___ PROVIDED MATERIAL ___

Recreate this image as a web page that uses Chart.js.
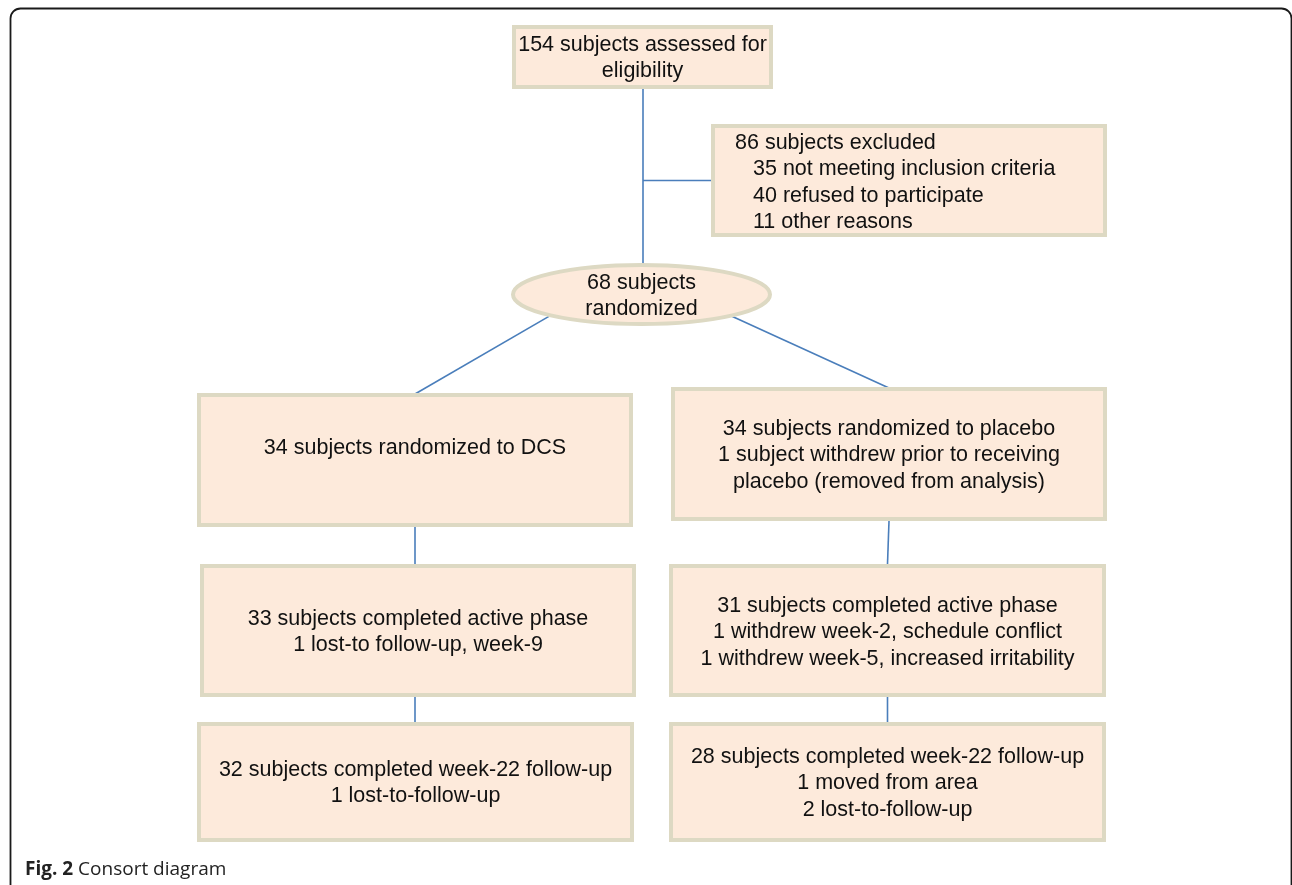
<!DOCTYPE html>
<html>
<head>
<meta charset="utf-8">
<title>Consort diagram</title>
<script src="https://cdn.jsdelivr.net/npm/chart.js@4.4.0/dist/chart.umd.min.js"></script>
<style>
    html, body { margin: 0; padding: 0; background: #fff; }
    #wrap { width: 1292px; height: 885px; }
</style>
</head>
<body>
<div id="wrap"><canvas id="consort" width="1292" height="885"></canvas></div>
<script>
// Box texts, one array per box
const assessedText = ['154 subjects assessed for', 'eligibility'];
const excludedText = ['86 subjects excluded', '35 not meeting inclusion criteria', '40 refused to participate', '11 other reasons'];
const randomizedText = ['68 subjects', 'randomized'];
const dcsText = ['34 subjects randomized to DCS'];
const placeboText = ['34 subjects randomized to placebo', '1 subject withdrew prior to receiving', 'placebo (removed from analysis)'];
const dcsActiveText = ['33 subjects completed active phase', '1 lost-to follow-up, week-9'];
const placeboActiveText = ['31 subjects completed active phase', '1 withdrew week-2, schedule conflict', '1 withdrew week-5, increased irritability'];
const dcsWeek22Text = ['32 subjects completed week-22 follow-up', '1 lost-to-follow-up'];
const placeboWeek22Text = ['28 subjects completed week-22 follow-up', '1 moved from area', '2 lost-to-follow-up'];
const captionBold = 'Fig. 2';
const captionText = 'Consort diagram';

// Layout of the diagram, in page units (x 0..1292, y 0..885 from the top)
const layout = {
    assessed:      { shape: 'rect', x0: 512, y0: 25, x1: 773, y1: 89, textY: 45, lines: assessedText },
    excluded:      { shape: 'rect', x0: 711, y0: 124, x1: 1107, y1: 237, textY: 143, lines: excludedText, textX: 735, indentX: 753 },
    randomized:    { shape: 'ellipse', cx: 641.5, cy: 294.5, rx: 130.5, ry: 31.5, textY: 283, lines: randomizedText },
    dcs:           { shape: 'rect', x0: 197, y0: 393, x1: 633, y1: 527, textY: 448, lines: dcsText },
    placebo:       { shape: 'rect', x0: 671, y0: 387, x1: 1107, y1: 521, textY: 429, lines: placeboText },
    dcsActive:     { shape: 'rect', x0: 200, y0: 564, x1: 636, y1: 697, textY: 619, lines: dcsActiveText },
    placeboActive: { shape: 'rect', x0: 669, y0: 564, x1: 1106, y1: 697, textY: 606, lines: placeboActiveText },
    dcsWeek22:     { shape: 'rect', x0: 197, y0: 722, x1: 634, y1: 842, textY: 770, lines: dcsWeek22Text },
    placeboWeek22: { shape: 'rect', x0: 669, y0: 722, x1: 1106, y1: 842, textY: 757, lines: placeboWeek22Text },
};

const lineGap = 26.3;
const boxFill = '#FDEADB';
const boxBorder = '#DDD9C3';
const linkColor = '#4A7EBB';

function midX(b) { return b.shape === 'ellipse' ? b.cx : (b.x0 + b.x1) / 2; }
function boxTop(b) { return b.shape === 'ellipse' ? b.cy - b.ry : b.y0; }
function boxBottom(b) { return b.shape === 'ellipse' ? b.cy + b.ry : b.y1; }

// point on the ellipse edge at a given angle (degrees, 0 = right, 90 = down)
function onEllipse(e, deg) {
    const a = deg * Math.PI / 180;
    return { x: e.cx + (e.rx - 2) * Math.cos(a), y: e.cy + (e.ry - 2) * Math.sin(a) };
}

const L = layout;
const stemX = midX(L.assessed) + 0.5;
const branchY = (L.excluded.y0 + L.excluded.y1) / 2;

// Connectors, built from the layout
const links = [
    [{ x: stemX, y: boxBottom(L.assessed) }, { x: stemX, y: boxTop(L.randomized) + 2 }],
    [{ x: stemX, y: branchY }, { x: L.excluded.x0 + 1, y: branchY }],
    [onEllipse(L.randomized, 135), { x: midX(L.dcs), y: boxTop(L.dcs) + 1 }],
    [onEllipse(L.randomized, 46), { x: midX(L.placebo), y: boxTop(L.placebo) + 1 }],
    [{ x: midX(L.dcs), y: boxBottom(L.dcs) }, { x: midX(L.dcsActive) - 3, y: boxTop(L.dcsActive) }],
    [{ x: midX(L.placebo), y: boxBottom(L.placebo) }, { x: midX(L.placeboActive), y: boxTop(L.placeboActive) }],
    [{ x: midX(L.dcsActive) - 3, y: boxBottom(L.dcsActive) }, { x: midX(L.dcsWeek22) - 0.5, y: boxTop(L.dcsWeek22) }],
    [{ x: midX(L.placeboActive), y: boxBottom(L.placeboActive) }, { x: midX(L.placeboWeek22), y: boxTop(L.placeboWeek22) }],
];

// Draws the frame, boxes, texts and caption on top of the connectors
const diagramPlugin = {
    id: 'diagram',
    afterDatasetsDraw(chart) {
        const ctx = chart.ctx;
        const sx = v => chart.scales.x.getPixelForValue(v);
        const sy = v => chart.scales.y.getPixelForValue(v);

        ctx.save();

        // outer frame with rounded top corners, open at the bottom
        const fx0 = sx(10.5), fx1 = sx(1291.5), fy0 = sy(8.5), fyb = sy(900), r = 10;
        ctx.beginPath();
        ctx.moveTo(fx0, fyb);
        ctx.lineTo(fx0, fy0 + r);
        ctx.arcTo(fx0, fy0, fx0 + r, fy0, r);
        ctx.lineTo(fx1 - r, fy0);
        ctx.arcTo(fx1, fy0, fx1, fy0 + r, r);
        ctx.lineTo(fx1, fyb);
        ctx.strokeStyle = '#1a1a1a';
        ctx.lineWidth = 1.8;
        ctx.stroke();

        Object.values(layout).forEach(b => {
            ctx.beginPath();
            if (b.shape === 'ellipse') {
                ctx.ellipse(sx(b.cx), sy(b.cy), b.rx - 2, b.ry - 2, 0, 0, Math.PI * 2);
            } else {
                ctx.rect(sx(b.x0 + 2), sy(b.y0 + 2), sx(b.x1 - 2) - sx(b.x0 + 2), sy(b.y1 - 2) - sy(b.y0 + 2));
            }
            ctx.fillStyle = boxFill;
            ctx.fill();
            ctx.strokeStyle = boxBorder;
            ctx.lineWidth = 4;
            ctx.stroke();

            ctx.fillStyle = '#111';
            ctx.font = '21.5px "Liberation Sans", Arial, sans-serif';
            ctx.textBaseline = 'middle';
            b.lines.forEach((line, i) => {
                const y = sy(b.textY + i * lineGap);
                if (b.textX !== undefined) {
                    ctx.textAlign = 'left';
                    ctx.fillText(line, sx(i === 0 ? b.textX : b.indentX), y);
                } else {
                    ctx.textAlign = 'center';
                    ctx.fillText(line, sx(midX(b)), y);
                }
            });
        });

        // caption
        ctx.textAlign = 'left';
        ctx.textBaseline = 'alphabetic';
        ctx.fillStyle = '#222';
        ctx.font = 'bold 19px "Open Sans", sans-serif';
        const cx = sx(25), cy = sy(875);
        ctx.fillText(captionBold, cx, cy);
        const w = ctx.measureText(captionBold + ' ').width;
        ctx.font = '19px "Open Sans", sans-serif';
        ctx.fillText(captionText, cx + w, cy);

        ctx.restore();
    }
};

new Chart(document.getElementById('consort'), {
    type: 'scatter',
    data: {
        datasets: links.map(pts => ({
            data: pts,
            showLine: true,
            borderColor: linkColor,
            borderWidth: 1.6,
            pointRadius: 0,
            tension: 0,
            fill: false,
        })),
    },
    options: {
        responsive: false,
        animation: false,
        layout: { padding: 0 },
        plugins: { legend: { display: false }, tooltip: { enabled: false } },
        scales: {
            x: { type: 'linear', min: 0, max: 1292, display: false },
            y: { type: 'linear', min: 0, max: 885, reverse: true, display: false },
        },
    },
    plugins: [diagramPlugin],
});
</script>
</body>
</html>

___

SHORT EXERCISE: Omit every picture, then reproduce the rest of the listing exactly.

EXERCISE RESULT:
Recreate this image as a web page that uses Chart.js.
<!DOCTYPE html>
<html>
<head>
<meta charset="utf-8">
<title>Consort diagram</title>
<script src="https://cdn.jsdelivr.net/npm/chart.js@4.4.0/dist/chart.umd.min.js"></script>
<style>
    html, body { margin: 0; padding: 0; background: #fff; }
    #wrap { width: 1292px; height: 885px; }
</style>
</head>
<body>
<div id="wrap"><canvas id="consort" width="1292" height="885"></canvas></div>
<script>
// Box texts, one array per box
const assessedText = ['154 subjects assessed for', 'eligibility'];
const excludedText = ['86 subjects excluded', '35 not meeting inclusion criteria', '40 refused to participate', '11 other reasons'];
const randomizedText = ['68 subjects', 'randomized'];
const dcsText = ['34 subjects randomized to DCS'];
const placeboText = ['34 subjects randomized to placebo', '1 subject withdrew prior to receiving', 'placebo (removed from analysis)'];
const dcsActiveText = ['33 subjects completed active phase', '1 lost-to follow-up, week-9'];
const placeboActiveText = ['31 subjects completed active phase', '1 withdrew week-2, schedule conflict', '1 withdrew week-5, increased irritability'];
const dcsWeek22Text = ['32 subjects completed week-22 follow-up', '1 lost-to-follow-up'];
const placeboWeek22Text = ['28 subjects completed week-22 follow-up', '1 moved from area', '2 lost-to-follow-up'];
const captionBold = 'Fig. 2';
const captionText = 'Consort diagram';

// Layout of the diagram, in page units (x 0..1292, y 0..885 from the top)
const layout = {
    assessed:      { shape: 'rect', x0: 512, y0: 25, x1: 773, y1: 89, textY: 45, lines: assessedText },
    excluded:      { shape: 'rect', x0: 711, y0: 124, x1: 1107, y1: 237, textY: 143, lines: excludedText, textX: 735, indentX: 753 },
    randomized:    { shape: 'ellipse', cx: 641.5, cy: 294.5, rx: 130.5, ry: 31.5, textY: 283, lines: randomizedText },
    dcs:           { shape: 'rect', x0: 197, y0: 393, x1: 633, y1: 527, textY: 448, lines: dcsText },
    placebo:       { shape: 'rect', x0: 671, y0: 387, x1: 1107, y1: 521, textY: 429, lines: placeboText },
    dcsActive:     { shape: 'rect', x0: 200, y0: 564, x1: 636, y1: 697, textY: 619, lines: dcsActiveText },
    placeboActive: { shape: 'rect', x0: 669, y0: 564, x1: 1106, y1: 697, textY: 606, lines: placeboActiveText },
    dcsWeek22:     { shape: 'rect', x0: 197, y0: 722, x1: 634, y1: 842, textY: 770, lines: dcsWeek22Text },
    placeboWeek22: { shape: 'rect', x0: 669, y0: 722, x1: 1106, y1: 842, textY: 757, lines: placeboWeek22Text },
};

const lineGap = 26.3;
const boxFill = '#FDEADB';
const boxBorder = '#DDD9C3';
const linkColor = '#4A7EBB';

function midX(b) { return b.shape === 'ellipse' ? b.cx : (b.x0 + b.x1) / 2; }
function boxTop(b) { return b.shape === 'ellipse' ? b.cy - b.ry : b.y0; }
function boxBottom(b) { return b.shape === 'ellipse' ? b.cy + b.ry : b.y1; }

// point on the ellipse edge at a given angle (degrees, 0 = right, 90 = down)
function onEllipse(e, deg) {
    const a = deg * Math.PI / 180;
    return { x: e.cx + (e.rx - 2) * Math.cos(a), y: e.cy + (e.ry - 2) * Math.sin(a) };
}

const L = layout;
const stemX = midX(L.assessed) + 0.5;
const branchY = (L.excluded.y0 + L.excluded.y1) / 2;

// Connectors, built from the layout
const links = [
    [{ x: stemX, y: boxBottom(L.assessed) }, { x: stemX, y: boxTop(L.randomized) + 2 }],
    [{ x: stemX, y: branchY }, { x: L.excluded.x0 + 1, y: branchY }],
    [onEllipse(L.randomized, 135), { x: midX(L.dcs), y: boxTop(L.dcs) + 1 }],
    [onEllipse(L.randomized, 46), { x: midX(L.placebo), y: boxTop(L.placebo) + 1 }],
    [{ x: midX(L.dcs), y: boxBottom(L.dcs) }, { x: midX(L.dcsActive) - 3, y: boxTop(L.dcsActive) }],
    [{ x: midX(L.placebo), y: boxBottom(L.placebo) }, { x: midX(L.placeboActive), y: boxTop(L.placeboActive) }],
    [{ x: midX(L.dcsActive) - 3, y: boxBottom(L.dcsActive) }, { x: midX(L.dcsWeek22) - 0.5, y: boxTop(L.dcsWeek22) }],
    [{ x: midX(L.placeboActive), y: boxBottom(L.placeboActive) }, { x: midX(L.placeboWeek22), y: boxTop(L.placeboWeek22) }],
];

// Draws the frame, boxes, texts and caption on top of the connectors
const diagramPlugin = {
    id: 'diagram',
    afterDatasetsDraw(chart) {
        const ctx = chart.ctx;
        const sx = v => chart.scales.x.getPixelForValue(v);
        const sy = v => chart.scales.y.getPixelForValue(v);

        ctx.save();

        // outer frame with rounded top corners, open at the bottom
        const fx0 = sx(10.5), fx1 = sx(1291.5), fy0 = sy(8.5), fyb = sy(900), r = 10;
        ctx.beginPath();
        ctx.moveTo(fx0, fyb);
        ctx.lineTo(fx0, fy0 + r);
        ctx.arcTo(fx0, fy0, fx0 + r, fy0, r);
        ctx.lineTo(fx1 - r, fy0);
        ctx.arcTo(fx1, fy0, fx1, fy0 + r, r);
        ctx.lineTo(fx1, fyb);
        ctx.strokeStyle = '#1a1a1a';
        ctx.lineWidth = 1.8;
        ctx.stroke();

        Object.values(layout).forEach(b => {
            ctx.beginPath();
            if (b.shape === 'ellipse') {
                ctx.ellipse(sx(b.cx), sy(b.cy), b.rx - 2, b.ry - 2, 0, 0, Math.PI * 2);
            } else {
                ctx.rect(sx(b.x0 + 2), sy(b.y0 + 2), sx(b.x1 - 2) - sx(b.x0 + 2), sy(b.y1 - 2) - sy(b.y0 + 2));
            }
            ctx.fillStyle = boxFill;
            ctx.fill();
            ctx.strokeStyle = boxBorder;
            ctx.lineWidth = 4;
            ctx.stroke();

            ctx.fillStyle = '#111';
            ctx.font = '21.5px "Liberation Sans", Arial, sans-serif';
            ctx.textBaseline = 'middle';
            b.lines.forEach((line, i) => {
                const y = sy(b.textY + i * lineGap);
                if (b.textX !== undefined) {
                    ctx.textAlign = 'left';
                    ctx.fillText(line, sx(i === 0 ? b.textX : b.indentX), y);
                } else {
                    ctx.textAlign = 'center';
                    ctx.fillText(line, sx(midX(b)), y);
                }
            });
        });

        // caption
        ctx.textAlign = 'left';
        ctx.textBaseline = 'alphabetic';
        ctx.fillStyle = '#222';
        ctx.font = 'bold 19px "Open Sans", sans-serif';
        const cx = sx(25), cy = sy(875);
        ctx.fillText(captionBold, cx, cy);
        const w = ctx.measureText(captionBold + ' ').width;
        ctx.font = '19px "Open Sans", sans-serif';
        ctx.fillText(captionText, cx + w, cy);

        ctx.restore();
    }
};

new Chart(document.getElementById('consort'), {
    type: 'scatter',
    data: {
        datasets: links.map(pts => ({
            data: pts,
            showLine: true,
            borderColor: linkColor,
            borderWidth: 1.6,
            pointRadius: 0,
            tension: 0,
            fill: false,
        })),
    },
    options: {
        responsive: false,
        animation: false,
        layout: { padding: 0 },
        plugins: { legend: { display: false }, tooltip: { enabled: false } },
        scales: {
            x: { type: 'linear', min: 0, max: 1292, display: false },
            y: { type: 'linear', min: 0, max: 885, reverse: true, display: false },
        },
    },
    plugins: [diagramPlugin],
});
</script>
</body>
</html>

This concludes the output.